Carta aberta aos assaltantes de rua de Quixadá







Senhores assaltantes,

Considerando que os senhores já roubaram tantos celulares modernos em nossas ruas, partimos do pressuposto de que terão acesso a esta mensagem via internet.
Nós nos dirigimos aos senhores porque fazê-lo ao Governador do Estado para que ele dê um jeito nos senhores não tem sido muito produtivo ultimamente. Como as doenças causadas pelo mosquito, os senhores tem se proliferado exponencialmente em nosso município. Não os cumprimentamos pelo êxito em suas atividades, dado que somos cidadãos de bem (entendam direito: de bem, não de bens), mas reconhecemos que vocês tem tido muito sucesso no que fazem.

Esta é, na verdade, para dizer aos senhores que, na impossibilidade de exterminarmo-nos mutuamente, e posto o fato de que os senhores precisam de nós para continuar roubando, é necessário, para equilíbrio de nossas relações, estabelecermos ao menos algumas regras básicas de convivência. E se propomos isto, é porque embora os vejamos como marginais, ainda acreditamos na humanidade dos senhores. Aliás, há tempos convivemos com criminosos muito mais perigosos em Brasília.

A primeira coisa que solicitamos a vocês, assaltantes das ruas de Quixadá, é uma abordagem mais razoável, menos violenta.

Entendam que temos sonhos, famílias, projetos de vida, a maioria de nós tem empregos saudáveis, e não vamos arriscar nossas vidas por um celular, por uma bolsa, um relógio ou outra coisa qualquer que os senhores queiram nos tomar. Nisto, os senhores estão em vantagem quase que absoluta. Não há necessidade de nos agredir. Geralmente, a maioria de nós já se sente motivado a cooperar quando vê uma arma qualquer. Vocês não precisam nem aponta-las em nossa direção.

Outra coisa importante: sim, faremos um B.O na delegacia, porque, convenhamos, no fundo ainda acreditamos na recuperação de vocês e, não vamos negar, no calor da nossa convivência com os senhores, ainda desejamos vê-los presos pela polícia. Isto, porém, não justifica que os senhores tenham raiva de nós. Sempre se lembrem de que nós é que somos as vítimas, por favor.

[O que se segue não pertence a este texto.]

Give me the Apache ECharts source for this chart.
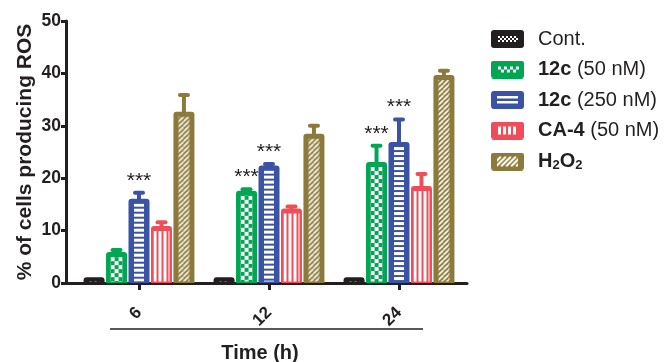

Além disso, queiram se atentar para a necessidade de mais civilidade e menos barbaridade durante os assaltos. Puxa vida, senhores! Se entregarmos nossos pertences, que necessidade há de desferirem tiros contra nós? Pensem bem nisto, senhores. Se começarmos a supor que não importará entregarmos ou não nossas coisas, muitos de nós vamos começar a reagir. Imaginem, por um instante, que o aumento no número de reações aos assaltos pode ser desvantajoso para o “negócio” dos senhores. Portanto, não precisam atirar em nós depois que nos roubarem. Preferimos apenas ficar tristes por alguns dias por termos perdido dinheiro ou objetos e, também, pelo nosso estado fracassado, do que irmos visitar o pai celestial antes da hora certa.

Na esperança de termos uma relação mais tranquila, sugerimos que aceitem atuar com mais serenidade em seus assaltos. Vocês estão assaltando cidadãos comuns, não agentes militares treinados para reagir. Vamos com calma.

Finalmente, queiram entender que as coisas andam difíceis no Brasil. O governo quebrou nossa economia. Não esperem encontrar em nossos bolsos ou carteiras mais do que alguns trocados. Tenham paciência com nossa falta de recursos.

Sem cordialidade,

Os cidadãos de bem das ruas de Quixadá

Observações do autor: Esta carta aberta é, na verdade, mais um protesto contra a ineficácia dos serviços de promoção da segurança pública em nosso Estado do que propriamente uma comunicação séria com os assaltantes. Quando os cidadãos se veem dispostos a este tipo de diálogo, é porque tem falhado miseravelmente nossas linhas normais de defesa. Pagamos impostos para que? Para sermos reféns do crime e para termos que pedir regras de convivência com bandidos em nossas ruas?